(Exercise goal)
Repeat the material verbatim. Images are excluded from the copy.
## Start Available data
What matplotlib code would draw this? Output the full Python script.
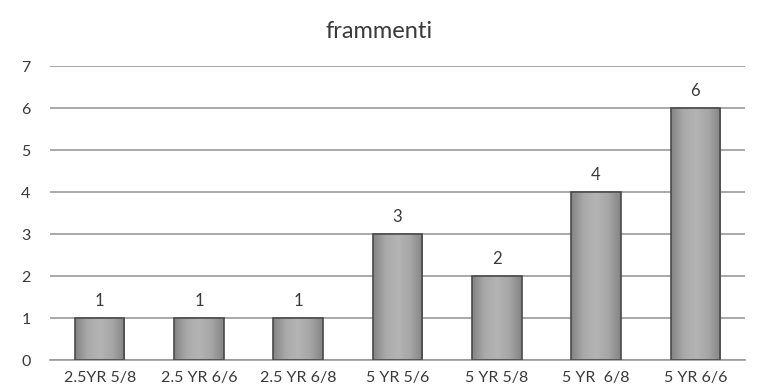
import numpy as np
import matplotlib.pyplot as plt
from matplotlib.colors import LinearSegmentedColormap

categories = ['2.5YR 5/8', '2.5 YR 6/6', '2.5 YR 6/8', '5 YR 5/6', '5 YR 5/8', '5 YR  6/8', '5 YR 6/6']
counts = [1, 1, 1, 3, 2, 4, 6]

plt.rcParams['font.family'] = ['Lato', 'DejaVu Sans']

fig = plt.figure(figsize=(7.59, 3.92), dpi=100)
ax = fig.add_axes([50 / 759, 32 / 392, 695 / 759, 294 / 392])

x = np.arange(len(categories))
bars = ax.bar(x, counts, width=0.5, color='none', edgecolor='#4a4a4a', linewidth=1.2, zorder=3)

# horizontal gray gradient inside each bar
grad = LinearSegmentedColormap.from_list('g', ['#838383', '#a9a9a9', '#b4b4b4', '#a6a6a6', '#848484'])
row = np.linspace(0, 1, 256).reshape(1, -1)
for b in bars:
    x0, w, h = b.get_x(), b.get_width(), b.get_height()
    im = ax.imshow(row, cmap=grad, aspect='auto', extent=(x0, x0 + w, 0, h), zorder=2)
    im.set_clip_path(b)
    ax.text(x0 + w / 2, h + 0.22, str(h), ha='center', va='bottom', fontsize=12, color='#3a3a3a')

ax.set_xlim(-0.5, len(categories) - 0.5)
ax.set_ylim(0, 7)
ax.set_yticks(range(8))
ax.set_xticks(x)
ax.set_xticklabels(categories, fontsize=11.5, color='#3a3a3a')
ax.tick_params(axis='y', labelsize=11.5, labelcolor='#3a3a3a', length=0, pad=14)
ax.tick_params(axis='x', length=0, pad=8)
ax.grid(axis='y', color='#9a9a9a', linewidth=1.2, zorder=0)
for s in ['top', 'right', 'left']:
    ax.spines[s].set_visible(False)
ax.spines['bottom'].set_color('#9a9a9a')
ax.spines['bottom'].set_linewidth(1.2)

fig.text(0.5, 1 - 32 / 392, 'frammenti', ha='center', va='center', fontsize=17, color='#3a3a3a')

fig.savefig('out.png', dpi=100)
## End Available data
(Exercise result)
What matplotlib code would draw this? Output the full Python script.
import numpy as np
import matplotlib.pyplot as plt
from matplotlib.colors import LinearSegmentedColormap

categories = ['2.5YR 5/8', '2.5 YR 6/6', '2.5 YR 6/8', '5 YR 5/6', '5 YR 5/8', '5 YR  6/8', '5 YR 6/6']
counts = [1, 1, 1, 3, 2, 4, 6]

plt.rcParams['font.family'] = ['Lato', 'DejaVu Sans']

fig = plt.figure(figsize=(7.59, 3.92), dpi=100)
ax = fig.add_axes([50 / 759, 32 / 392, 695 / 759, 294 / 392])

x = np.arange(len(categories))
bars = ax.bar(x, counts, width=0.5, color='none', edgecolor='#4a4a4a', linewidth=1.2, zorder=3)

# horizontal gray gradient inside each bar
grad = LinearSegmentedColormap.from_list('g', ['#838383', '#a9a9a9', '#b4b4b4', '#a6a6a6', '#848484'])
row = np.linspace(0, 1, 256).reshape(1, -1)
for b in bars:
    x0, w, h = b.get_x(), b.get_width(), b.get_height()
    im = ax.imshow(row, cmap=grad, aspect='auto', extent=(x0, x0 + w, 0, h), zorder=2)
    im.set_clip_path(b)
    ax.text(x0 + w / 2, h + 0.22, str(h), ha='center', va='bottom', fontsize=12, color='#3a3a3a')

ax.set_xlim(-0.5, len(categories) - 0.5)
ax.set_ylim(0, 7)
ax.set_yticks(range(8))
ax.set_xticks(x)
ax.set_xticklabels(categories, fontsize=11.5, color='#3a3a3a')
ax.tick_params(axis='y', labelsize=11.5, labelcolor='#3a3a3a', length=0, pad=14)
ax.tick_params(axis='x', length=0, pad=8)
ax.grid(axis='y', color='#9a9a9a', linewidth=1.2, zorder=0)
for s in ['top', 'right', 'left']:
    ax.spines[s].set_visible(False)
ax.spines['bottom'].set_color('#9a9a9a')
ax.spines['bottom'].set_linewidth(1.2)

fig.text(0.5, 1 - 32 / 392, 'frammenti', ha='center', va='center', fontsize=17, color='#3a3a3a')

fig.savefig('out.png', dpi=100)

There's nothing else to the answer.